Probabilistic Model Label Data

The label values in a probabilistic model represent the types of information that the reference data values might contain. When you add reference data rows to a model, assign a label to each value in each row. The labels that you add to the model appear in the Label view and in the menu options in the Data view.

You can assign any label in the model to any reference data value. If the same value has different meanings in different rows of reference data, you can assign a different label to each value in each row.

The range of label values can correspond to the range of input ports that the Labeler transformation or the Parser transformation reads during probabilistic analysis. The probabilistic model must contain at least one label value that the transformation can apply to the data values on each input port.

For example, a warehouse might store inventory data in a comma-delimited file that defines eight columns. You design a mapping that parses the inventory data to a database table. You create a probabilistic model with a label value for each data column. When you run the mapping, the Parser transformation writes each value in the input data to the correct column in the target table.

The following table shows the columns of inventory data and the label values that you might create in a probabilistic model:

Inventory Column Name	Label Name
Product_Name	Product_Name
Quantity	Quantity
Location	Location
Barcode	Barcode
SKU	Stock_Keeping_Unit
Arrival_Date	Arrival_Date
Cost_Price	Cost_Price

Note: You can use the input column names, or you can use other names. The names do not need to match.

Overflow Label

When a transformation cannot apply a label to an input data value, the transformation treats the data value as overflow data. The Labeler transformation applies an overflow label to any data value that it cannot identify. The Parser transformation writes any data value that it cannot identify to an overflow port.

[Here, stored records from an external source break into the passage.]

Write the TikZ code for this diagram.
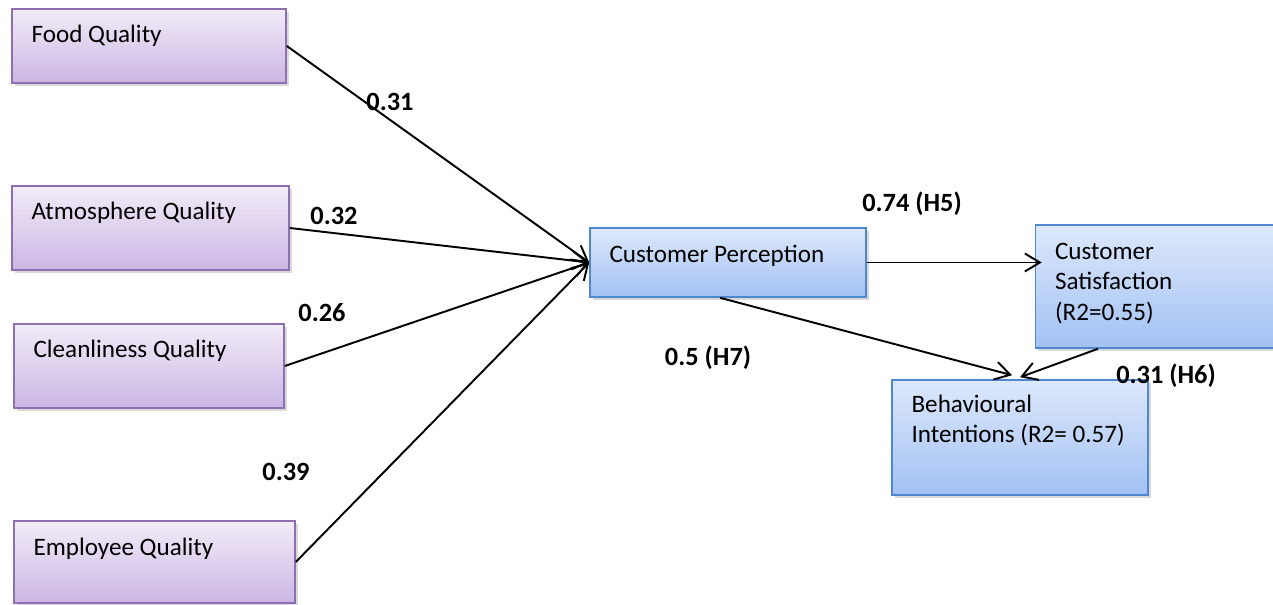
\documentclass[tikz,border=0pt]{standalone}
\usepackage{fontspec}
\setmainfont{Carlito}
\usetikzlibrary{arrows.meta, positioning, shadows}

\definecolor{violetHaut}{HTML}{F2ECF8}
\definecolor{violetBas}{HTML}{CBB6E4}
\definecolor{violetBord}{HTML}{8E70B2}
\definecolor{bleuHaut}{HTML}{DDE8FB}
\definecolor{bleuBas}{HTML}{A2C1F4}
\definecolor{bleuBord}{HTML}{5088CF}

\begin{document}
\begin{tikzpicture}[
  font=\fontsize{14.3}{17.4}\selectfont,
  facteur/.style={
    draw=violetBord,
    line width=0.9pt,
    top color=violetHaut,
    bottom color=violetBas,
    drop shadow={opacity=0.3, shadow xshift=0.05cm, shadow yshift=-0.07cm},
    inner sep=0pt
  },
  bloc/.style={
    draw=bleuBord,
    line width=0.9pt,
    top color=bleuHaut,
    bottom color=bleuBas,
    drop shadow={opacity=0.3, shadow xshift=0.05cm, shadow yshift=-0.07cm},
    inner sep=0pt
  },
  % ancre sur la ligne de base de la derniere ligne
  texte/.style={
    anchor=base west,
    inner sep=0pt,
    align=left
  },
  coef/.style={
    font=\bfseries\fontsize{15}{18}\selectfont,
    inner sep=0pt
  },
  lien/.style={
    -{Straight Barb[length=3mm, width=3.6mm]},
    line width=1.1pt,
    draw=black
  }
]
\useasboundingbox (0,0) rectangle (25.46,12.10);

% Facteurs de qualite
\node[facteur, minimum width=5.48cm, minimum height=1.48cm] (food) at (2.98, 11.18) {};
\node[texte] (food-t) at ([xshift=0.4cm, yshift=-0.68cm] food.north west) {Food Quality};
\node[facteur, minimum width=5.54cm, minimum height=1.68cm] (atmo) at (3.01, 7.54) {};
\node[texte] (atmo-t) at ([xshift=0.4cm, yshift=-0.68cm] atmo.north west) {Atmosphere Quality};
\node[facteur, minimum width=5.40cm, minimum height=1.68cm] (clean) at (2.98, 4.78) {};
\node[texte] (clean-t) at ([xshift=0.4cm, yshift=-0.68cm] clean.north west) {Cleanliness Quality};
\node[facteur, minimum width=5.62cm, minimum height=1.64cm] (empl) at (3.09, 0.86) {};
\node[texte] (empl-t) at ([xshift=0.4cm, yshift=-0.70cm] empl.north west) {Employee Quality};

% Construits
\node[bloc, minimum width=5.52cm, minimum height=1.38cm] (cp) at (14.56, 6.85) {};
\node[texte] (cp-t) at ([xshift=0.4cm, yshift=-0.70cm] cp.north west) {Customer Perception};
\node[bloc, minimum width=4.90cm, minimum height=2.46cm] (cs) at (23.16, 6.37) {};
\node[texte] (cs-t) at ([xshift=0.4cm, yshift=-1.92cm] cs.north west) {Customer\\Satisfaction\\(R2=0.55)};
\node[bloc, minimum width=5.12cm, minimum height=2.30cm] (bi) at (20.40, 3.35) {};
\node[texte] (bi-t) at ([xshift=0.4cm, yshift=-1.27cm] bi.north west) {Behavioural\\Intentions (R2= 0.57)};

% Liaisons
\draw[lien] (food.east) -- (cp.west);
\draw[lien] (atmo.east) -- (cp.west);
\draw[lien] (clean.east) -- (cp.west);
\draw[lien] (empl.east) -- (cp.west);
\draw[lien] (cp.east) -- ([xshift=0.14cm] cp.east -| cs.west);
\draw[lien] ([xshift=-0.16cm] cp.south) -- ([xshift=-0.16cm, yshift=0.08cm] bi.north);
\draw[lien] ([xshift=-1.2cm] cs.south) -- ([yshift=0.04cm] bi.north);

% Coefficients
\node[coef] (c-food) at (7.80, 10.06) {0.31};
\node[coef] (c-atmo) at (6.68, 7.78) {0.32};
\node[coef] (c-clean) at (6.44, 5.84) {0.26};
\node[coef] (c-empl) at (5.72, 2.66) {0.39};
\node[coef] (c-h5) at (18.24, 8.02) {0.74 (H5)};
\node[coef] (c-h7) at (14.16, 4.94) {0.5 (H7)};
\node[coef] (c-h6) at (23.32, 4.58) {0.31 (H6)};

\end{tikzpicture}
\end{document}
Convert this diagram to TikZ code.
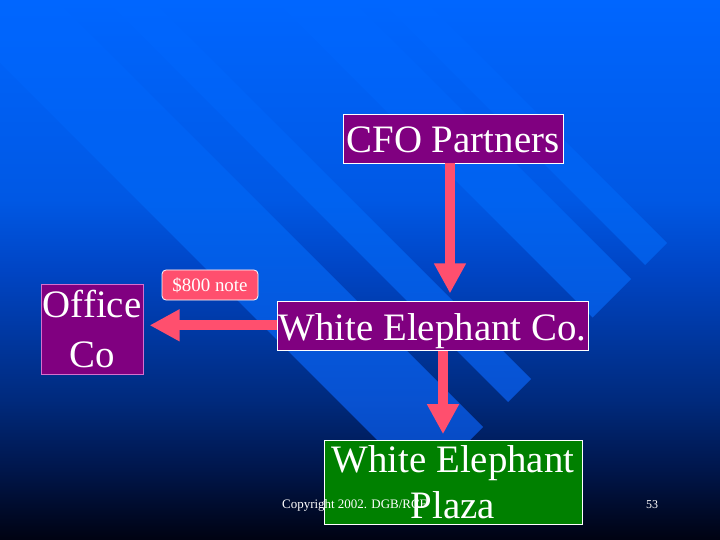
\documentclass[tikz,border=0pt]{standalone}
\usepackage{fontspec}
\setmainfont{Liberation Serif}
\usetikzlibrary{arrows.meta,positioning,calc}

\definecolor{entpurple}{RGB}{128,0,128}
\definecolor{officeline}{RGB}{214,112,204}
\definecolor{plazagreen}{RGB}{0,128,0}
\definecolor{notepink}{RGB}{255,79,110}

\pgfdeclareverticalshading{slidebg}{100bp}{rgb(0bp)=(0,0.01,0.07); rgb(25bp)=(0,0.01,0.07); rgb(31.5bp)=(0,0.086,0.294); rgb(38bp)=(0,0.165,0.49); rgb(50bp)=(0,0.27,0.77); rgb(56.5bp)=(0,0.345,0.894); rgb(75bp)=(0,0.4,1); rgb(100bp)=(0,0.4,1)}
\pgfdeclareverticalshading{bandbg}{100bp}{rgb(0bp)=(0.02,0.235,0.667); rgb(25bp)=(0.02,0.235,0.667); rgb(38bp)=(0.03,0.32,0.82); rgb(56.5bp)=(0,0.385,0.94); rgb(64bp)=(0,0.385,0.96); rgb(75bp)=(0,0.4,1); rgb(100bp)=(0,0.4,1)}

\tikzset{
    entity/.style={draw=white, line width=0.8bp, fill=entpurple, text=white, inner sep=0pt, align=center, font=\fontsize{39}{50}\selectfont},
    oneline/.style={text height=38.5bp, text depth=10.5bp},
    fatarrow/.style={draw=notepink, line width=10bp, -{Triangle[width=30bp,length=30bp]}},
    notebox/.style={draw=white, line width=0.8bp, fill=notepink, text=white, rounded corners=4bp, inner sep=0pt, minimum width=96bp, minimum height=30bp, font=\fontsize{19}{22}\selectfont},
    footer/.style={text=white, inner sep=0pt, font=\fontsize{13}{15}\selectfont}
}

\begin{document}
\begin{tikzpicture}[x=1bp, y=-1bp]
    \useasboundingbox (0,0) rectangle (720,540);
    \shade[shading=slidebg] (0,0) rectangle (720,540);
    % diagonal bands
    \foreach \a/\b in {424/380, 352/275, 152/106, 56/-63} {
        \begin{scope}
            \clip ({(910+\a)/2},{(910-\a)/2}) -- ({(910+(\b))/2},{(910-(\b))/2})
                -- ({((\b)-200)/2},{(-200-(\b))/2}) -- ({(\a-200)/2},{(-200-\a)/2}) -- cycle;
            \shade[shading=bandbg] (0,0) rectangle (720,540);
        \end{scope}
    }

    \node[entity, oneline, minimum width=220bp] (cfo) at (453,138.5) {CFO Partners};
    \node[entity, oneline, minimum width=311bp, below=138bp of cfo, xshift=-20.5bp] (weco) {White Elephant Co.};
    \node[entity, fill=plazagreen, font=\fontsize{39}{46}\selectfont, minimum width=258bp, minimum height=84bp,
        below=89bp of weco, xshift=20.5bp] (plaza) {White Elephant\\Plaza};
    \node[entity, draw=officeline, minimum width=102bp, minimum height=90bp, left=133bp of weco, yshift=-3bp] (office) {Office\\Co};
    \node[notebox] (note) at (210,285) {\$800 note};

    \draw[fatarrow] ($(cfo.south)+(-3,0)$) -- ($(cfo.south |- weco.north)+(-3,-8)$);
    \draw[fatarrow] ($(weco.south)+(10.5,0)$) -- ($(weco.south |- plaza.north)+(10.5,-6)$);
    \draw[fatarrow] ($(weco.west)+(0,-1)$) -- ($(office.east |- weco.west)+(6,-1)$);

    \node[footer, anchor=base west] (copy) at (282,508) {Copyright 2002. DGB/RCF};
    \node[footer, font=\fontsize{12}{14}\selectfont, anchor=base] (page) at (652,508) {53};
\end{tikzpicture}
\end{document}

The following table shows how a Parser transformation might use an overflow port to parse address data elements that a probabilistic model does not recognize:

Input Data	Street_Name port	Street_Descriptor port	Overflow port
Park Place	Park	Place	No overflow data
Park Avenue	Park	Avenue	No overflow data
Madison Avenue	Madison	Avenue	No overflow data
Central Park	Central	Park	No overflow data
Washington Square Park	Washington	Square	Park
Madison Square Garden	Madison	Square	Garden

The Parser transformation also writes values to an overflow port when the number of input values is greater than the number of labels in the model. Before you use a probabilistic model in a transformation, review the input data and verify that the model contains the correct number of label values.